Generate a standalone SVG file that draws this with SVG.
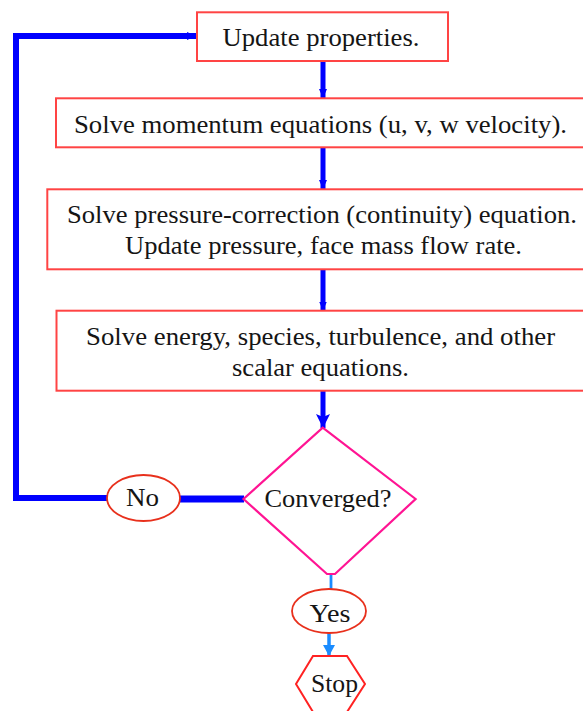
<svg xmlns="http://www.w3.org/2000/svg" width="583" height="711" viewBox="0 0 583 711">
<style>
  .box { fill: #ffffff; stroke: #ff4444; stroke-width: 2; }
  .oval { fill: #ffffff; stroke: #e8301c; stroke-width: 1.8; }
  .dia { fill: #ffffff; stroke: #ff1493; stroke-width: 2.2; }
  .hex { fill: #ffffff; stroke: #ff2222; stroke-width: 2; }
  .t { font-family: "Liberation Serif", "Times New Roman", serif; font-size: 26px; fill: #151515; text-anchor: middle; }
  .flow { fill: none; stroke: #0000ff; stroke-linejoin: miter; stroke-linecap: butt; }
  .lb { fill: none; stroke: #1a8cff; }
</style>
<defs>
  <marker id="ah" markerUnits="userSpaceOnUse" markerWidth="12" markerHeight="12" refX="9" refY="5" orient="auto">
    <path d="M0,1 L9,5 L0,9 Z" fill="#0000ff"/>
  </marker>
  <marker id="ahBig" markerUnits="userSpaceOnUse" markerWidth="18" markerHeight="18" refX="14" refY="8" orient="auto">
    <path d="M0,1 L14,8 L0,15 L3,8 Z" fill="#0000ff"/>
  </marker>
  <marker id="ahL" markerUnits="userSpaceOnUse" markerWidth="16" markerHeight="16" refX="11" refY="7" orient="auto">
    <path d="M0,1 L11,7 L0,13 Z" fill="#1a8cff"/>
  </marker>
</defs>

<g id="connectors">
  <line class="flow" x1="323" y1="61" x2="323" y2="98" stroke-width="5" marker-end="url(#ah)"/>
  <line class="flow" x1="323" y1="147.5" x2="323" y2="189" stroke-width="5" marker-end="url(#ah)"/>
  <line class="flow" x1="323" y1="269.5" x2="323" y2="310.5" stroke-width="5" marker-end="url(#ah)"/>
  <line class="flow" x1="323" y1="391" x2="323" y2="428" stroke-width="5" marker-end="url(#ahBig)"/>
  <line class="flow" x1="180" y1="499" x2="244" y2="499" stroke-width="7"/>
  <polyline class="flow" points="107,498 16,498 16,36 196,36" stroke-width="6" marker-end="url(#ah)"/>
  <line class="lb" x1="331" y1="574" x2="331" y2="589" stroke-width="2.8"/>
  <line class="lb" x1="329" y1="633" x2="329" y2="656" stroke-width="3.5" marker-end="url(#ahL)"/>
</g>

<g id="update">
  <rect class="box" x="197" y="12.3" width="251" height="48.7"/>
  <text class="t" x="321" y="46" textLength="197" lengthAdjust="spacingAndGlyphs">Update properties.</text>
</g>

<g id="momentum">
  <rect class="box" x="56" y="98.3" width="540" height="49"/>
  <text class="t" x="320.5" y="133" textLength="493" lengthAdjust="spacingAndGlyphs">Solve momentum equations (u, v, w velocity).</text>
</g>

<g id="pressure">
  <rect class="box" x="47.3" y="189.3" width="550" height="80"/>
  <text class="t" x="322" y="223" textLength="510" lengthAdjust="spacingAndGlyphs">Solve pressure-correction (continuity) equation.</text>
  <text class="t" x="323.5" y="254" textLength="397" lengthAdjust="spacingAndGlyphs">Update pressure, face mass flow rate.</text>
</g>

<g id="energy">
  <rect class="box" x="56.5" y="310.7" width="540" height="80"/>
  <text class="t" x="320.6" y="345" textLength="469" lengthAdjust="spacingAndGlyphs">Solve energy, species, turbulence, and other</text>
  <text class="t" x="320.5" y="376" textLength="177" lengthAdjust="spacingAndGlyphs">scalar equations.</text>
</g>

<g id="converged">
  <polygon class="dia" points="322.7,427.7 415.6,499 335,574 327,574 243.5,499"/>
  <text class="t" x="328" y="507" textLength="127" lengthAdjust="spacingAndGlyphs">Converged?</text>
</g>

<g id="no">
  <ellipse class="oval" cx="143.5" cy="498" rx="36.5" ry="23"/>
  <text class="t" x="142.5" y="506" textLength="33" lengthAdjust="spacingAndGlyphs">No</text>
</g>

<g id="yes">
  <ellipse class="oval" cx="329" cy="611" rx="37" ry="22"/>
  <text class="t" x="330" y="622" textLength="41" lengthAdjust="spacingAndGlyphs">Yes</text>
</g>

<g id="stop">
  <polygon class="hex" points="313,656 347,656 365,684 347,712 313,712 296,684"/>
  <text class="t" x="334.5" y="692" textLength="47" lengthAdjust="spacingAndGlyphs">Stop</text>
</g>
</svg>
++++++++
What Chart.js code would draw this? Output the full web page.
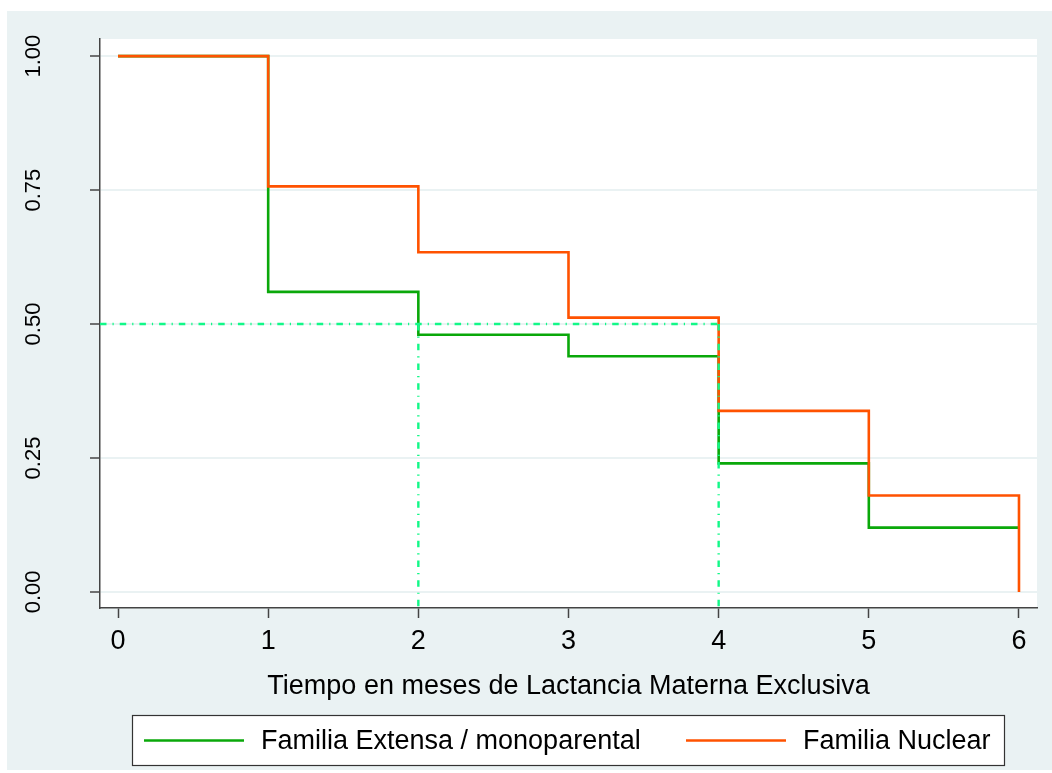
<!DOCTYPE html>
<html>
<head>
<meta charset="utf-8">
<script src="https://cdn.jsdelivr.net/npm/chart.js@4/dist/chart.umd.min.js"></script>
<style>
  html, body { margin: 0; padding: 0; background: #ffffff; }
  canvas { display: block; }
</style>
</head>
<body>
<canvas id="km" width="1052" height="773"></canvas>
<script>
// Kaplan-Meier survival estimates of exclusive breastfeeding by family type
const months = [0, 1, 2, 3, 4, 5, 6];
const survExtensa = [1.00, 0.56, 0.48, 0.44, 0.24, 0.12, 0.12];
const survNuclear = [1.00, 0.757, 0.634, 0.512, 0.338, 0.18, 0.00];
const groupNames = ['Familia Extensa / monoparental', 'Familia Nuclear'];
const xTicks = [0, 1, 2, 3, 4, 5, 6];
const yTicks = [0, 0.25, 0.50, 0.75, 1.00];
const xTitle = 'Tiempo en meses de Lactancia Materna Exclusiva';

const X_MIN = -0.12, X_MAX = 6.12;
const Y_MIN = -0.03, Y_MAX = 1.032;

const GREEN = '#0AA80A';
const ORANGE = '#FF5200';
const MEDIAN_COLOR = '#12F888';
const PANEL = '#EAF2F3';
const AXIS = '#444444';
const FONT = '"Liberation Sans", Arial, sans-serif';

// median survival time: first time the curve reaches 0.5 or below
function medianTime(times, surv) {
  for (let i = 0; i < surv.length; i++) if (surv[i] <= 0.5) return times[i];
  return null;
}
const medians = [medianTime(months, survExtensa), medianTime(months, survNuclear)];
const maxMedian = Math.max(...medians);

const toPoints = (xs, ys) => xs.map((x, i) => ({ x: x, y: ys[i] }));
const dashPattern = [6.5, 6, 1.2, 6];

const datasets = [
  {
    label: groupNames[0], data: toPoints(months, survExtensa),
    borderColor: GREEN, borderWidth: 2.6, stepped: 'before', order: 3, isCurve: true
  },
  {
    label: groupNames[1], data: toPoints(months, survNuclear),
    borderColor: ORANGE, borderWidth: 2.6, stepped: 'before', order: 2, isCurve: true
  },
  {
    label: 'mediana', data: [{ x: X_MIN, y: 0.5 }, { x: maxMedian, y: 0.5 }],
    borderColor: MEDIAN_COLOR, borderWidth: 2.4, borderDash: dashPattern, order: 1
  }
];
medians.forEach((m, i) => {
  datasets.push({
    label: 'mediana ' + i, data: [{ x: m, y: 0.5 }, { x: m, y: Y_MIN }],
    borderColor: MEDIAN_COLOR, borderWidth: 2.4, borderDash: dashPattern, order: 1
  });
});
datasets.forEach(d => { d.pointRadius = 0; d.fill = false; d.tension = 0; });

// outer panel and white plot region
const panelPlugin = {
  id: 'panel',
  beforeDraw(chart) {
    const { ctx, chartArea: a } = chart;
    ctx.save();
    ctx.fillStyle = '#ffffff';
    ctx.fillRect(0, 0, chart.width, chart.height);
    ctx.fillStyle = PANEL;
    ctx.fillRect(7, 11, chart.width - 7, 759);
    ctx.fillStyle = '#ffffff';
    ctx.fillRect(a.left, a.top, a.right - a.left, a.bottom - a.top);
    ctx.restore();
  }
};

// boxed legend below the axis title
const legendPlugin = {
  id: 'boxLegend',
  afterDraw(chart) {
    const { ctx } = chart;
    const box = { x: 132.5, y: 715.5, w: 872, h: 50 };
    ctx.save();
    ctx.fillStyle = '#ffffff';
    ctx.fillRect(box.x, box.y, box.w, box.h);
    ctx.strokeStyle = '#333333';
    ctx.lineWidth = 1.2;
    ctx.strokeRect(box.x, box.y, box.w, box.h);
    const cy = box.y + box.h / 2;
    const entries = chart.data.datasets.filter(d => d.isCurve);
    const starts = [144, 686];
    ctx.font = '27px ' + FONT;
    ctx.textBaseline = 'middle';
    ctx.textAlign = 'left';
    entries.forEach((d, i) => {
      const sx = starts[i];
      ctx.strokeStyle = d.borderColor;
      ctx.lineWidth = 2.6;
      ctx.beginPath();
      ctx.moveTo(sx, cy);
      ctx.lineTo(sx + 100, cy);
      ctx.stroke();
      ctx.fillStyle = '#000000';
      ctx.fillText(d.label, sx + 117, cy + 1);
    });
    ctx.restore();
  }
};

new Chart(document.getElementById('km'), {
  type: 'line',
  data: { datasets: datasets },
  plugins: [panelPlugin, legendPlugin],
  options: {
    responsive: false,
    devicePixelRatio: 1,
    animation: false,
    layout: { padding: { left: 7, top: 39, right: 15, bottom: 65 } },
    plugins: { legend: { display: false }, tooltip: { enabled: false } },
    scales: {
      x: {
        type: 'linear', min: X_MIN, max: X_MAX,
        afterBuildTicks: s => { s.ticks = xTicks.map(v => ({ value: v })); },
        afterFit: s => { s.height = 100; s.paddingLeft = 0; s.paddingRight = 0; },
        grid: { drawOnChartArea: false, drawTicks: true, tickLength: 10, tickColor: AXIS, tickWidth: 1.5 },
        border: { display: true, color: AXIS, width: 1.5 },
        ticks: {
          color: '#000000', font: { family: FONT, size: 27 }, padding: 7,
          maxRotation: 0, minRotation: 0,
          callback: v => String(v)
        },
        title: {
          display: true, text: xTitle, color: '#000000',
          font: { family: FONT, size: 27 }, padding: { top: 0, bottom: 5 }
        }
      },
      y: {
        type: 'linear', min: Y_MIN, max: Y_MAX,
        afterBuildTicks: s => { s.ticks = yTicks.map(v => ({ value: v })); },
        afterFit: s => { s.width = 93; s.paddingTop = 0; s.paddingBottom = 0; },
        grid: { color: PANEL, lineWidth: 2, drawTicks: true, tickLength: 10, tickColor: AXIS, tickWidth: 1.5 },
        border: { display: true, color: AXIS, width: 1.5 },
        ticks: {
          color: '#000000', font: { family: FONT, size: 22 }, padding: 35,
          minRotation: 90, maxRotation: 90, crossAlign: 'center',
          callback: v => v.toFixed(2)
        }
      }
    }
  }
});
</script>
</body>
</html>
++++++++
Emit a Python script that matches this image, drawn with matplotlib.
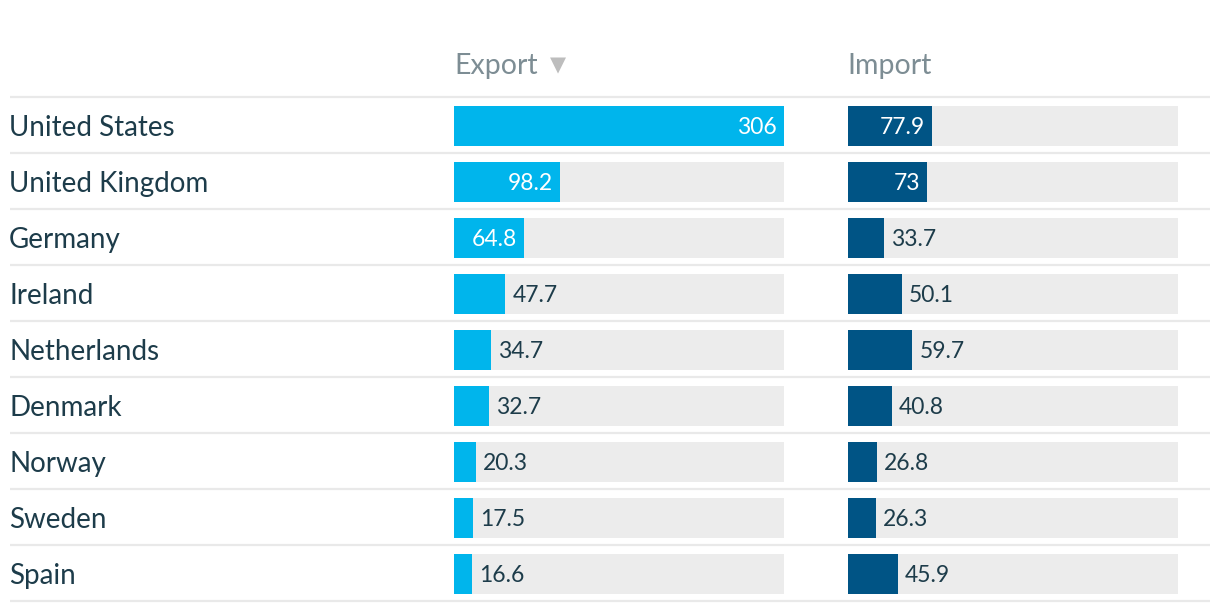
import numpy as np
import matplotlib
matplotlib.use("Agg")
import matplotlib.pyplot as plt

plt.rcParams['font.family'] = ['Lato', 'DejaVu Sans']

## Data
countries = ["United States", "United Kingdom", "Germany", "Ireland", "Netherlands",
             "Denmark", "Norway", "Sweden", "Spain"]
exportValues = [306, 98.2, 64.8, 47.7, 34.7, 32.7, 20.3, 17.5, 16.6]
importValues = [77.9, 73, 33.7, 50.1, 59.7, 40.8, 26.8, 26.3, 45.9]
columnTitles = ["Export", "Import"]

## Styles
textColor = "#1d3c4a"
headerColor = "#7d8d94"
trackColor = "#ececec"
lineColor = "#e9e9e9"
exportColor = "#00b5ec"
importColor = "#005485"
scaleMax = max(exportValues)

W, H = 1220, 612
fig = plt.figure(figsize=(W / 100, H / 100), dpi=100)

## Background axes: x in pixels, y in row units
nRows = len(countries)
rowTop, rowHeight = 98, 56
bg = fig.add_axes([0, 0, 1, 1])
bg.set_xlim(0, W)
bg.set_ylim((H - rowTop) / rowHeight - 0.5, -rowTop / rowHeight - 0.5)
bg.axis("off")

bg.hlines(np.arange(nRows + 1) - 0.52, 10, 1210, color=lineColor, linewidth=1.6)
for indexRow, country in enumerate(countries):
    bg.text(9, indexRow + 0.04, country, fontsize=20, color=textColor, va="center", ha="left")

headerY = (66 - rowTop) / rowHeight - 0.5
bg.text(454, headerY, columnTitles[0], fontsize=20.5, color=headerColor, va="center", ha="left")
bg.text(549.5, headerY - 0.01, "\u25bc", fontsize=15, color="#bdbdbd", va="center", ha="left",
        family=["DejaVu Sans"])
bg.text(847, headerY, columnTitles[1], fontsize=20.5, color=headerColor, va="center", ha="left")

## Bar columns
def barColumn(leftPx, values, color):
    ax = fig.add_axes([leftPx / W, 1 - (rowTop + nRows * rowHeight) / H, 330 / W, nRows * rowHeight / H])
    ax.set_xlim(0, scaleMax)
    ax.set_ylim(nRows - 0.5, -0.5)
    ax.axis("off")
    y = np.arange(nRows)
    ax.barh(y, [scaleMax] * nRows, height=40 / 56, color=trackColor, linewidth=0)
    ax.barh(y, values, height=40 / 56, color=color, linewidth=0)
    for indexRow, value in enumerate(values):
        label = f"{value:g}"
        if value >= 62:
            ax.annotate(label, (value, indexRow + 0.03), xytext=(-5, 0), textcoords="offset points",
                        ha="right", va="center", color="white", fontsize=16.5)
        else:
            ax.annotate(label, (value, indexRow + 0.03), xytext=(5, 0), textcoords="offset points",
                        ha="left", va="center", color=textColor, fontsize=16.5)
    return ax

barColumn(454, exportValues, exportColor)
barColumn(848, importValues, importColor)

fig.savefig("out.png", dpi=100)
++++++++
*To be done*
From the records above, work out how many lines contain the string "script". Give only the number.

*Correct result*
4